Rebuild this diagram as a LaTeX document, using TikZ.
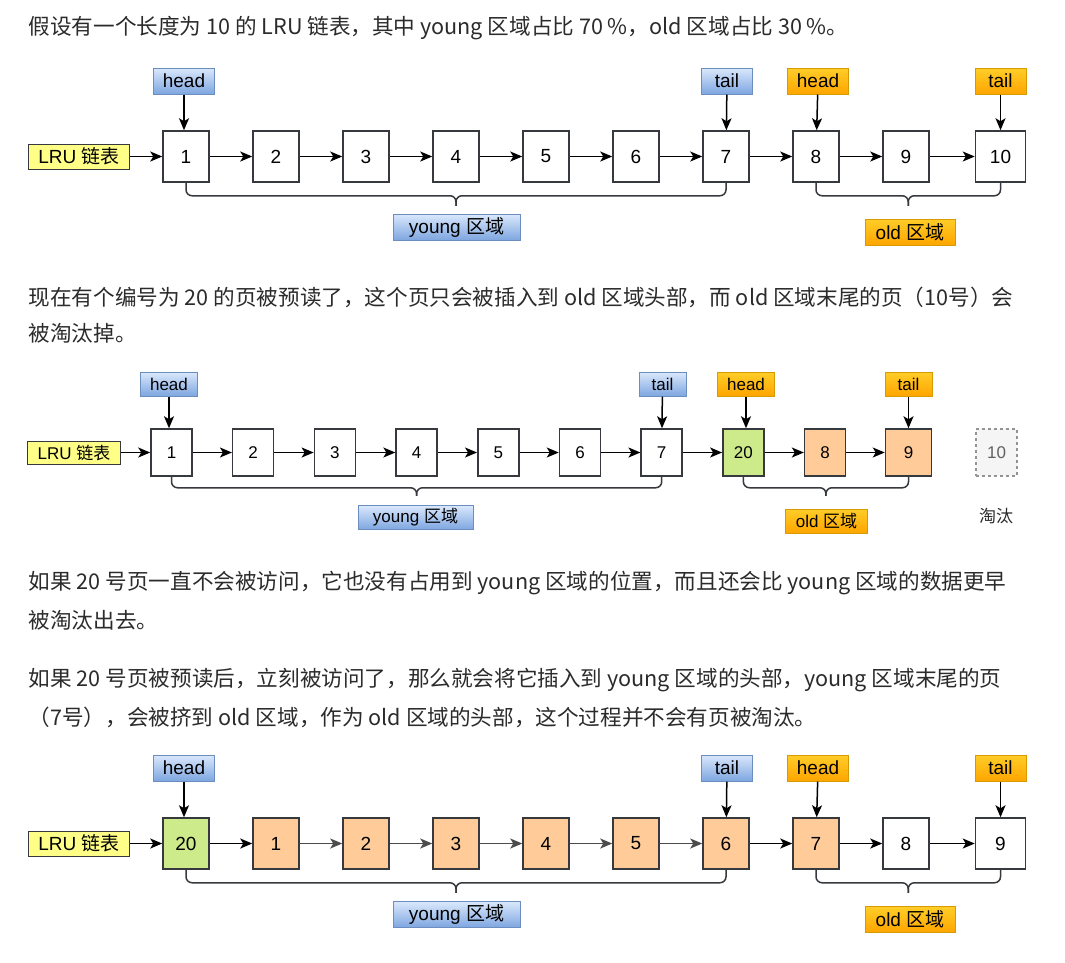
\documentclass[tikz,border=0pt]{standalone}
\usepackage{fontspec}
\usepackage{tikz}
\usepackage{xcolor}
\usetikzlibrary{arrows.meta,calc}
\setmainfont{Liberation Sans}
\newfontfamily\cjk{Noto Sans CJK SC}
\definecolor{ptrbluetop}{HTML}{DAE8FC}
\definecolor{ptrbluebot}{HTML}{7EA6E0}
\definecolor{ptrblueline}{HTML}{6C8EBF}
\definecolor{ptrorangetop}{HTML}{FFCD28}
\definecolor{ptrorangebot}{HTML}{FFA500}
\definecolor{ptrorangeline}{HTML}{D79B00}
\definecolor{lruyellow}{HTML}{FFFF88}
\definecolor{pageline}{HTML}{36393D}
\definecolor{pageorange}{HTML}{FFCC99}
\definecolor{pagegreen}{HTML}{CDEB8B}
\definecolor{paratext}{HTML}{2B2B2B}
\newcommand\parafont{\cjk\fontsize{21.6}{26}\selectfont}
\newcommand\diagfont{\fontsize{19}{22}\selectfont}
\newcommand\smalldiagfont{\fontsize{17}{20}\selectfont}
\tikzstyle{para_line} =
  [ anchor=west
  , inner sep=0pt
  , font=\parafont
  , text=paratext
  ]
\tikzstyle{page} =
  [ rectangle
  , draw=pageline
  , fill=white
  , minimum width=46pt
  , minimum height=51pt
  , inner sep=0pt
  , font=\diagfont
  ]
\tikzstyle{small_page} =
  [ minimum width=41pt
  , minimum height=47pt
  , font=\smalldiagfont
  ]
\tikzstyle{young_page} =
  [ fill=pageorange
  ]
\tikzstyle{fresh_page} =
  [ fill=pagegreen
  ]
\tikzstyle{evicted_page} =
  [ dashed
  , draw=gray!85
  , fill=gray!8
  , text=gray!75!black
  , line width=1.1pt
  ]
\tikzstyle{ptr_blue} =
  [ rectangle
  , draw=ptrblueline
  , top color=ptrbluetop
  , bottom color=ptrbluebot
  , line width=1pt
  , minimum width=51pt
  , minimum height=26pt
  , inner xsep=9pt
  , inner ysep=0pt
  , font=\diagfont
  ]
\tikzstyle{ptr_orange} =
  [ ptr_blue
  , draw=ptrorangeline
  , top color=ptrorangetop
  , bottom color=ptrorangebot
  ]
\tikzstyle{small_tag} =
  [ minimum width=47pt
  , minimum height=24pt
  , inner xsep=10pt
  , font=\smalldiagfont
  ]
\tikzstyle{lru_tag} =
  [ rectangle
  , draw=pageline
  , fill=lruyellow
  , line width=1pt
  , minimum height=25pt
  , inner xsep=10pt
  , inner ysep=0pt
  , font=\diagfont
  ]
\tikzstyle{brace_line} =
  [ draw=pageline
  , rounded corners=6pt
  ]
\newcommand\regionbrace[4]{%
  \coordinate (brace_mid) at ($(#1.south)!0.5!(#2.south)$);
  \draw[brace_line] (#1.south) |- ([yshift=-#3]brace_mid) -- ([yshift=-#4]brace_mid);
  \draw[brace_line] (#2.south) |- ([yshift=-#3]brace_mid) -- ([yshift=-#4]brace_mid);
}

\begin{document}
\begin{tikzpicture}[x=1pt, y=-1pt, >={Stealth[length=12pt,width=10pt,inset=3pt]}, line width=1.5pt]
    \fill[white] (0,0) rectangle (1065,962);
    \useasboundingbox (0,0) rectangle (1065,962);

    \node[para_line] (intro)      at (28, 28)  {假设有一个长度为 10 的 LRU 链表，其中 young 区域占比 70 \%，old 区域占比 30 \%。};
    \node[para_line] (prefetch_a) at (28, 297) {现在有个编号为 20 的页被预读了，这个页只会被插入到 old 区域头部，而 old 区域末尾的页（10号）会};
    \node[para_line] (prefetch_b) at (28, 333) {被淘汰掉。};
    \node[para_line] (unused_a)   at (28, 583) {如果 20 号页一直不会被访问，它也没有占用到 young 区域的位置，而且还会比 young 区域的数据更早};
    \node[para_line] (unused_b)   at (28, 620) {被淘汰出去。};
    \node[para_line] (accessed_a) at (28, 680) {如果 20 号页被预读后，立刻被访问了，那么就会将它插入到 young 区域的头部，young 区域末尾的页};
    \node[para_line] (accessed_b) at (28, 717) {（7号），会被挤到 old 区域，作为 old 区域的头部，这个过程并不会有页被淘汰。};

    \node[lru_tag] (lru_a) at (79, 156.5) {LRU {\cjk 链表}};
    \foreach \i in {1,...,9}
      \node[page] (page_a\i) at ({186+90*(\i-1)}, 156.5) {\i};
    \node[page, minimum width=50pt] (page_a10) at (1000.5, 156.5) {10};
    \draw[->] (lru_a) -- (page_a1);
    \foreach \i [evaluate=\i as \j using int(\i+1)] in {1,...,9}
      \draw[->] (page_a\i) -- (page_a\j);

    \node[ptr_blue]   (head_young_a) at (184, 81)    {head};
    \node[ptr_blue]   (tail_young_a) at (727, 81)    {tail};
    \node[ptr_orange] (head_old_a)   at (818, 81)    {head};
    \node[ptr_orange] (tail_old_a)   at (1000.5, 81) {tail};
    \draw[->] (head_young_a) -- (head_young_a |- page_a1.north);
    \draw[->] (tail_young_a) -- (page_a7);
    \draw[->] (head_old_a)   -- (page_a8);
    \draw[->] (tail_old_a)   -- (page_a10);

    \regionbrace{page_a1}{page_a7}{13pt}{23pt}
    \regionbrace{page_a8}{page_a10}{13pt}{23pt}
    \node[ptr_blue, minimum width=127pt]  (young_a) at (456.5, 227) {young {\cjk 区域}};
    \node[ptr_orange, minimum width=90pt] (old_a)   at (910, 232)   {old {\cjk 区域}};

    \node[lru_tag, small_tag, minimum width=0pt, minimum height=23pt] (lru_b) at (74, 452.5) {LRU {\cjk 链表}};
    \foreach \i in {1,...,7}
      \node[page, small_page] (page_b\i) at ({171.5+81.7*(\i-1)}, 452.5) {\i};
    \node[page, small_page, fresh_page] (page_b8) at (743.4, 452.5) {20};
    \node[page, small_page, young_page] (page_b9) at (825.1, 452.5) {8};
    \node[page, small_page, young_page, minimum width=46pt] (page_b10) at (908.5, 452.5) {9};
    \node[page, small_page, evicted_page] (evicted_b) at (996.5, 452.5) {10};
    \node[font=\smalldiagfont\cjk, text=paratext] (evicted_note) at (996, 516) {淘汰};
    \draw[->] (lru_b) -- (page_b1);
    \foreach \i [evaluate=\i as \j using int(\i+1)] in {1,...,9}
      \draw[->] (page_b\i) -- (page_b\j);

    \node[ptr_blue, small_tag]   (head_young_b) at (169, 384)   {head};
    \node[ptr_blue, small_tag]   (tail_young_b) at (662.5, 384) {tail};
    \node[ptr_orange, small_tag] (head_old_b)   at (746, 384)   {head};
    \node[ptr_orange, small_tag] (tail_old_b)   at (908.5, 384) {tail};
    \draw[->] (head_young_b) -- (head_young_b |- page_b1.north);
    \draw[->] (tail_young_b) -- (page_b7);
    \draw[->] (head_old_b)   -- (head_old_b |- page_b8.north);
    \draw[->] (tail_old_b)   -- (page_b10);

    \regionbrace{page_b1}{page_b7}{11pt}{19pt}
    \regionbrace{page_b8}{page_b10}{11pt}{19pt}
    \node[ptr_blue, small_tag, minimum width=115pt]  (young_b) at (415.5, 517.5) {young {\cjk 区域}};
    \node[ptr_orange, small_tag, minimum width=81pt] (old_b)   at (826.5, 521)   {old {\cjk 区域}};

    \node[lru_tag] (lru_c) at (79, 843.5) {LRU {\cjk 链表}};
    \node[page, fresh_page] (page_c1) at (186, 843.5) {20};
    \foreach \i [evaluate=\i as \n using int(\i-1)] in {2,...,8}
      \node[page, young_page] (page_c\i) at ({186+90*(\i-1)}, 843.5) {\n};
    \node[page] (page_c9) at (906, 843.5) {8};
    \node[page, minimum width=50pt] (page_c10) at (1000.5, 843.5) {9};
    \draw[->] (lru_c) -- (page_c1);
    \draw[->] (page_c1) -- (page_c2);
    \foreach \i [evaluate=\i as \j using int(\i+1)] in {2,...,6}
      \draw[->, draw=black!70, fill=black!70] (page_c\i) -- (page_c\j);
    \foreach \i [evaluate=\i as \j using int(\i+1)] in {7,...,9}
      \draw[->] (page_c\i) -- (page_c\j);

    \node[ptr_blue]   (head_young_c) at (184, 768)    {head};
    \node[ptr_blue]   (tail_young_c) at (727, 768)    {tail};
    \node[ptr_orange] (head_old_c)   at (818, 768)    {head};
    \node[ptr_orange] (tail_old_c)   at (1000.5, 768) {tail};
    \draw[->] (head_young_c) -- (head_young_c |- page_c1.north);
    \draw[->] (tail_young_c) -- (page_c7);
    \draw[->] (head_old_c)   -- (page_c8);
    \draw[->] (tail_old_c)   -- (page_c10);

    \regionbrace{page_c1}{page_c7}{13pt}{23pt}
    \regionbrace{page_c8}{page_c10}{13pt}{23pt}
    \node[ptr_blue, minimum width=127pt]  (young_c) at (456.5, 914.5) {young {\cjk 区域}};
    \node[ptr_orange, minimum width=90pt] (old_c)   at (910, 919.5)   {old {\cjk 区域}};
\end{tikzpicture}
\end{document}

▶ **Prompt**:
Copy all the lines above that hold the string "using".

▶ **Result below**:
Rebuild this diagram as a LaTeX document, using TikZ.
    \foreach \i [evaluate=\i as \j using int(\i+1)] in {1,...,9}
    \foreach \i [evaluate=\i as \j using int(\i+1)] in {1,...,9}
    \foreach \i [evaluate=\i as \n using int(\i-1)] in {2,...,8}
    \foreach \i [evaluate=\i as \j using int(\i+1)] in {2,...,6}
    \foreach \i [evaluate=\i as \j using int(\i+1)] in {7,...,9}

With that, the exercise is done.